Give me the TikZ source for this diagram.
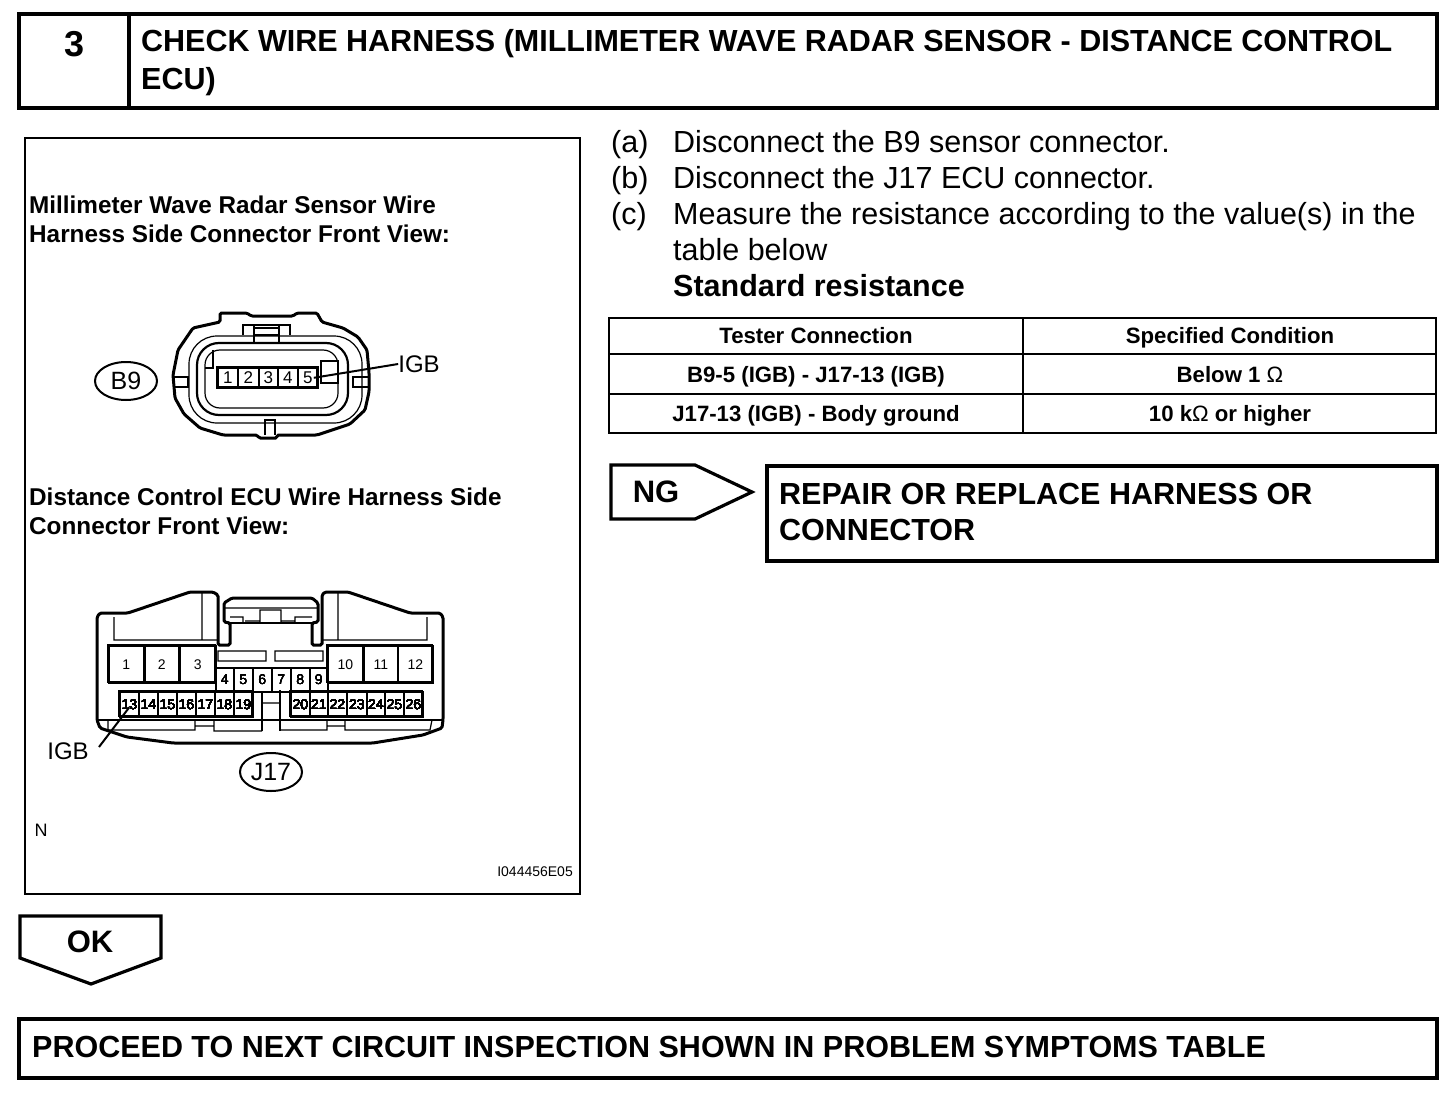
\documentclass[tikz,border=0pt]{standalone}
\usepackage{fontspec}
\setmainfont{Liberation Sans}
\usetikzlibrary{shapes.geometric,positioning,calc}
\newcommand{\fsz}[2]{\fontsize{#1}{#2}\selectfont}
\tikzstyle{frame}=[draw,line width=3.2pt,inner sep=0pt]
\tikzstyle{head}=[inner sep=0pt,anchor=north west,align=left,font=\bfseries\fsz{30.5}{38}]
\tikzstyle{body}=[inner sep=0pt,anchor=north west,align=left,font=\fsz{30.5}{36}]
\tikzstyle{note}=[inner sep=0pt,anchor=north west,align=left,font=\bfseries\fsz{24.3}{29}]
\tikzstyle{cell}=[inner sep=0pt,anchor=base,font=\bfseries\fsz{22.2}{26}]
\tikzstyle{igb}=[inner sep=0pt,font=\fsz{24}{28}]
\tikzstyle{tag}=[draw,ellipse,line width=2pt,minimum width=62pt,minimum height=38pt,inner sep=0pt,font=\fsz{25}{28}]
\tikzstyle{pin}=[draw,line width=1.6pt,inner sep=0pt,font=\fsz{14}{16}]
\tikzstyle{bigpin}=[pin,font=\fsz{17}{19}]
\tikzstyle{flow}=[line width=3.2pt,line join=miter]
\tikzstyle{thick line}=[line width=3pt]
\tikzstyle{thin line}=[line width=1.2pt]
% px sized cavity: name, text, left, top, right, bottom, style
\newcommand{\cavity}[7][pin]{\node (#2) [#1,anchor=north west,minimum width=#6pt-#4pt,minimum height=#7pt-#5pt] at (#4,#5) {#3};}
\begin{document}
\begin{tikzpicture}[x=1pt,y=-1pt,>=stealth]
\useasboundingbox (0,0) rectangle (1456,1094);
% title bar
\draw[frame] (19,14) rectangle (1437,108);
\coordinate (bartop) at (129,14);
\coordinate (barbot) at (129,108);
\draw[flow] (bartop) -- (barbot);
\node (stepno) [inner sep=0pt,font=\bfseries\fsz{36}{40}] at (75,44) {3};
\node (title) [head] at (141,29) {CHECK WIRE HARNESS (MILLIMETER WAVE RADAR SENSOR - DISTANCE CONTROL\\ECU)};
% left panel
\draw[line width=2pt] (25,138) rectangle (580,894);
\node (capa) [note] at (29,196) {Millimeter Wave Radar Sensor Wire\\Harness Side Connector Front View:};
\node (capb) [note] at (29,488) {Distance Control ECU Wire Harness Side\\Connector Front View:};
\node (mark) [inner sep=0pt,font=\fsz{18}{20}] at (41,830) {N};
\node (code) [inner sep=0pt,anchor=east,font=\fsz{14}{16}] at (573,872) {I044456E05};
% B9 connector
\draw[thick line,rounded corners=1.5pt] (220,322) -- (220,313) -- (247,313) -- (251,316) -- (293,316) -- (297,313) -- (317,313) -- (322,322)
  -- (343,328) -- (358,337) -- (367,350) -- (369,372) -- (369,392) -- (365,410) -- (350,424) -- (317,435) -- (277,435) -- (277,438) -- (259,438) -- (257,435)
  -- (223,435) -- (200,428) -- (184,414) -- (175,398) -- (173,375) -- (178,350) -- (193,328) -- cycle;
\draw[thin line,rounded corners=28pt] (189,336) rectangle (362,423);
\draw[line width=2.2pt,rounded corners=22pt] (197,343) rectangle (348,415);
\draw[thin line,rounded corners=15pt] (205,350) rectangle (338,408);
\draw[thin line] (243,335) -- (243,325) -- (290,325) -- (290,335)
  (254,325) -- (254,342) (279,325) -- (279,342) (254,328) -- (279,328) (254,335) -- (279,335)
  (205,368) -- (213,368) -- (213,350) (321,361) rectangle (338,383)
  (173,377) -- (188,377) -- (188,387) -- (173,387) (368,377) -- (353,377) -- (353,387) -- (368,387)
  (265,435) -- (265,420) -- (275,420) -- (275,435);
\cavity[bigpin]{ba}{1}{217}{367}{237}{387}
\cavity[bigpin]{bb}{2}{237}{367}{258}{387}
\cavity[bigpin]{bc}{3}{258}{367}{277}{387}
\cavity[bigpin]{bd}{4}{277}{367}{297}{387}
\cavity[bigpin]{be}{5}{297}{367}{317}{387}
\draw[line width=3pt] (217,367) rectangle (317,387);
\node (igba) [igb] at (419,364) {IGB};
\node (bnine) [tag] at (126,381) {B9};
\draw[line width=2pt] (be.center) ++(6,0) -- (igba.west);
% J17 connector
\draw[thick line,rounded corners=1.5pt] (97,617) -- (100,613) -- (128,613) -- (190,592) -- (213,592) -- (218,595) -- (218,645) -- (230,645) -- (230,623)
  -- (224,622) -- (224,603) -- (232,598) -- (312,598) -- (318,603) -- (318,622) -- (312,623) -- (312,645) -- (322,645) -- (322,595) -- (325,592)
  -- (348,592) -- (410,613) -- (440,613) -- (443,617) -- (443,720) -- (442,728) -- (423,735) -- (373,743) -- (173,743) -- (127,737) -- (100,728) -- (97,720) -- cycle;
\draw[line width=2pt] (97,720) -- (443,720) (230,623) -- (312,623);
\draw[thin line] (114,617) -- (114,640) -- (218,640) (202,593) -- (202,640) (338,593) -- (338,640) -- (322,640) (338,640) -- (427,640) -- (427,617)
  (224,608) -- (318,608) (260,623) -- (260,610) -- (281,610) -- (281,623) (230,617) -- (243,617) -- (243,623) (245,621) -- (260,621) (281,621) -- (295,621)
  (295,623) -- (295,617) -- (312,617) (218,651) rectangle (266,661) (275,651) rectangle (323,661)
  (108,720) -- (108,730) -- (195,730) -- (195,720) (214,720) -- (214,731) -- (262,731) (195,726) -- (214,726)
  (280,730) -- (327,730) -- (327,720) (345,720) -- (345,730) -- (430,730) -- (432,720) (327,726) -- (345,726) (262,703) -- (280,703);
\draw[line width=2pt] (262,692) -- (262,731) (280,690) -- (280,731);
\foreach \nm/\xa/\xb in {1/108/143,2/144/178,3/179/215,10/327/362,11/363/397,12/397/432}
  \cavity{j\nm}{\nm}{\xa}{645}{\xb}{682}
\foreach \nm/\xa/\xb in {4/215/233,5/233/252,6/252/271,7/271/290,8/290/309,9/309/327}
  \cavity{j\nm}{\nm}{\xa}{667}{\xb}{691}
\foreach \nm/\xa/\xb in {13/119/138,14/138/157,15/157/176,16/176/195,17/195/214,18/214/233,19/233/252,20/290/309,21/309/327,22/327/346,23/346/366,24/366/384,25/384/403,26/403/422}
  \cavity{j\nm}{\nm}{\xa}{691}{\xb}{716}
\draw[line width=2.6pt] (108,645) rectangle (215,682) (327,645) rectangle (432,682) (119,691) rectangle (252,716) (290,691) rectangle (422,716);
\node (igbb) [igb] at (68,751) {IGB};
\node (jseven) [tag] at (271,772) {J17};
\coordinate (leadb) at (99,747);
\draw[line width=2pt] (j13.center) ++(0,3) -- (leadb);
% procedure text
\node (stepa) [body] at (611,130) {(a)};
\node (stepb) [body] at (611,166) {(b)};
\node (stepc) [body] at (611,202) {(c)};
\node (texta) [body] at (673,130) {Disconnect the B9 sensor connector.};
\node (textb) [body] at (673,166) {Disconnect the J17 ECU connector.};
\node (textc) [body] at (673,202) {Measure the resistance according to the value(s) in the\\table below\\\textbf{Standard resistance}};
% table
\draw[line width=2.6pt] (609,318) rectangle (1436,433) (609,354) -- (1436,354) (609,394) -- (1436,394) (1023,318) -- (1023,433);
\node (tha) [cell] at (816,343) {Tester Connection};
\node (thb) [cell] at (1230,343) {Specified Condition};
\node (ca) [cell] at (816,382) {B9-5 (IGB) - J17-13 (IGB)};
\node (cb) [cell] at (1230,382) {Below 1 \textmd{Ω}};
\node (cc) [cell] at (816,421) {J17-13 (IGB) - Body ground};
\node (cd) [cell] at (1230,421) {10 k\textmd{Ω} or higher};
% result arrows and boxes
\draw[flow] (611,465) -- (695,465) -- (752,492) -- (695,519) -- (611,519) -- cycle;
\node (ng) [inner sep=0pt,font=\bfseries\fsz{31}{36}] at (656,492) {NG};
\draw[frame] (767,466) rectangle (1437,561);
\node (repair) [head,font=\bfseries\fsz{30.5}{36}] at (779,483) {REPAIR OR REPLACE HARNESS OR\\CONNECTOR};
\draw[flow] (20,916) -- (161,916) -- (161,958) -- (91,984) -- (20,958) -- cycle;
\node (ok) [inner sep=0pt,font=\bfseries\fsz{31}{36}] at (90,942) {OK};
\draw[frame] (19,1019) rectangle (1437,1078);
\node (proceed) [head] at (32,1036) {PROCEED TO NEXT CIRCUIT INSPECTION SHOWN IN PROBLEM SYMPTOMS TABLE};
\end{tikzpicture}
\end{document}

★ ★ ★ ★ ★

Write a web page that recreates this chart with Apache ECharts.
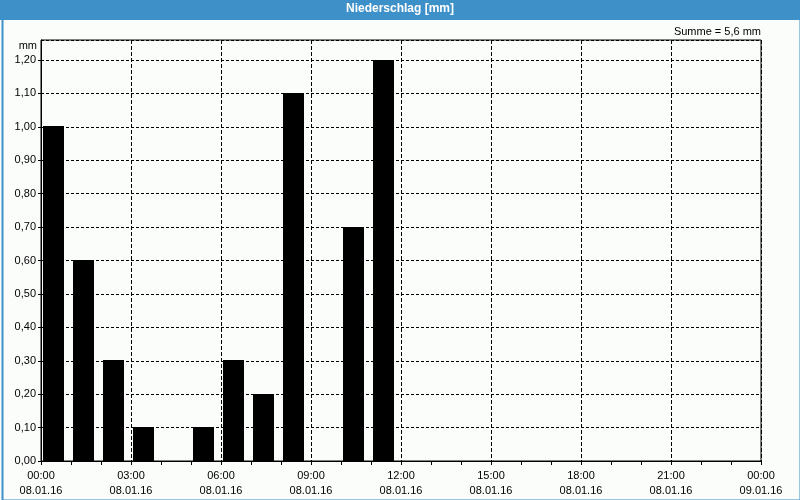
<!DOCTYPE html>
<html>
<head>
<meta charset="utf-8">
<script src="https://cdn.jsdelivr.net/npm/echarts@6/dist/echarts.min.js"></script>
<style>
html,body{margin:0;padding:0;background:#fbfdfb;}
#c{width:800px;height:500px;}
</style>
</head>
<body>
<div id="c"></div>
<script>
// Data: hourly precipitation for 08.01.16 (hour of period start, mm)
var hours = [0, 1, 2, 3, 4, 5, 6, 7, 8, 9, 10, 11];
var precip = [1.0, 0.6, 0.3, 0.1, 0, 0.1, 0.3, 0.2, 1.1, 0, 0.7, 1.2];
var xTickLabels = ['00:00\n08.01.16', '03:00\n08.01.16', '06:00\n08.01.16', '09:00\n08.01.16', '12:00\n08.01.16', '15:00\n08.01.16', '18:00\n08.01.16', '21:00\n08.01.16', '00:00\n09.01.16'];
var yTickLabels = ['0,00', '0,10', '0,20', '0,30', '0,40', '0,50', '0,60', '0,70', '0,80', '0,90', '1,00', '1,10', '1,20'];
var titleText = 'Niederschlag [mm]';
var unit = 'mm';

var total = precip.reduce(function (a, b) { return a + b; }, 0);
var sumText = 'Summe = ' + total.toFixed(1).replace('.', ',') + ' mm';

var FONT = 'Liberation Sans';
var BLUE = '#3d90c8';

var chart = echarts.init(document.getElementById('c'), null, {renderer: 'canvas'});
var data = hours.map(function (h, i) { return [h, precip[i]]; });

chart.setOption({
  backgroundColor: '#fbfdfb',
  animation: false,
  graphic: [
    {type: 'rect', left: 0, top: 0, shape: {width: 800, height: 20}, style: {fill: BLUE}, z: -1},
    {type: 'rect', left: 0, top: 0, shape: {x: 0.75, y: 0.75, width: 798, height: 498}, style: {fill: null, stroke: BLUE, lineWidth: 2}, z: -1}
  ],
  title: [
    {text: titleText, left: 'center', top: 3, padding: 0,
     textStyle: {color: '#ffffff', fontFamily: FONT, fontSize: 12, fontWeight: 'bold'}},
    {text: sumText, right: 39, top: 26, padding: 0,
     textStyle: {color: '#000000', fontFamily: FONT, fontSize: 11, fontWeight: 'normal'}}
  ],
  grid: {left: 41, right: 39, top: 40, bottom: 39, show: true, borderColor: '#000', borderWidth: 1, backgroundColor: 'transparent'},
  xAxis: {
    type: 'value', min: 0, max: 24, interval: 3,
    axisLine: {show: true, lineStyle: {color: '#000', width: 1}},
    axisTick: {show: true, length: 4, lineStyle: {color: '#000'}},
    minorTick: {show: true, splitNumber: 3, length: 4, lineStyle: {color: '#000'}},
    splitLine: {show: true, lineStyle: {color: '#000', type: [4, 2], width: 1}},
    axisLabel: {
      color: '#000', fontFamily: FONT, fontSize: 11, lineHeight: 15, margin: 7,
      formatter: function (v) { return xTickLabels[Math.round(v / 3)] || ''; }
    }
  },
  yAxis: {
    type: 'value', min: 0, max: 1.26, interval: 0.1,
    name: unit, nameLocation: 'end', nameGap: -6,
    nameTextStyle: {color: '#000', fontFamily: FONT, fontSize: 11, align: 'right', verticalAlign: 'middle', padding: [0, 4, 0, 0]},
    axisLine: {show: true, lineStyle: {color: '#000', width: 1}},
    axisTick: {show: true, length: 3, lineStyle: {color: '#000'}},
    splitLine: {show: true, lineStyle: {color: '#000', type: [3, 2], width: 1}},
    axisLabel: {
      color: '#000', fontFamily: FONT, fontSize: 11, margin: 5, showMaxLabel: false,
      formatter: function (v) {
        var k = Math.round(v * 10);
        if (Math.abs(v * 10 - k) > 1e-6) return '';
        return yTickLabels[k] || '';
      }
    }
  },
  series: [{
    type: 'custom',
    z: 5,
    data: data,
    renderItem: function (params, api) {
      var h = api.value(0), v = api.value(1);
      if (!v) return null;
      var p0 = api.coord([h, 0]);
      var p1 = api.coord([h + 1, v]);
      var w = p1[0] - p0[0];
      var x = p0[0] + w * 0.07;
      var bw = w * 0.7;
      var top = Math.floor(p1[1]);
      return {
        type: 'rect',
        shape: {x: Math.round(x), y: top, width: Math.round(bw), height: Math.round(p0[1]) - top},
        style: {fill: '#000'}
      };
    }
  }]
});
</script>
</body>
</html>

★ ★ ★ ★ ★

- GIVEN INSTRUCTION
Repeat exactly, and only, the entries from the line with "Write a web" through the line with "var BLUE = '#3d90c8';". Pictures are skipped.

- RESULT OF THIS TASK
Write a web page that recreates this chart with Apache ECharts.
<!DOCTYPE html>
<html>
<head>
<meta charset="utf-8">
<script src="https://cdn.jsdelivr.net/npm/echarts@6/dist/echarts.min.js"></script>
<style>
html,body{margin:0;padding:0;background:#fbfdfb;}
#c{width:800px;height:500px;}
</style>
</head>
<body>
<div id="c"></div>
<script>
// Data: hourly precipitation for 08.01.16 (hour of period start, mm)
var hours = [0, 1, 2, 3, 4, 5, 6, 7, 8, 9, 10, 11];
var precip = [1.0, 0.6, 0.3, 0.1, 0, 0.1, 0.3, 0.2, 1.1, 0, 0.7, 1.2];
var xTickLabels = ['00:00\n08.01.16', '03:00\n08.01.16', '06:00\n08.01.16', '09:00\n08.01.16', '12:00\n08.01.16', '15:00\n08.01.16', '18:00\n08.01.16', '21:00\n08.01.16', '00:00\n09.01.16'];
var yTickLabels = ['0,00', '0,10', '0,20', '0,30', '0,40', '0,50', '0,60', '0,70', '0,80', '0,90', '1,00', '1,10', '1,20'];
var titleText = 'Niederschlag [mm]';
var unit = 'mm';

var total = precip.reduce(function (a, b) { return a + b; }, 0);
var sumText = 'Summe = ' + total.toFixed(1).replace('.', ',') + ' mm';

var FONT = 'Liberation Sans';
var BLUE = '#3d90c8';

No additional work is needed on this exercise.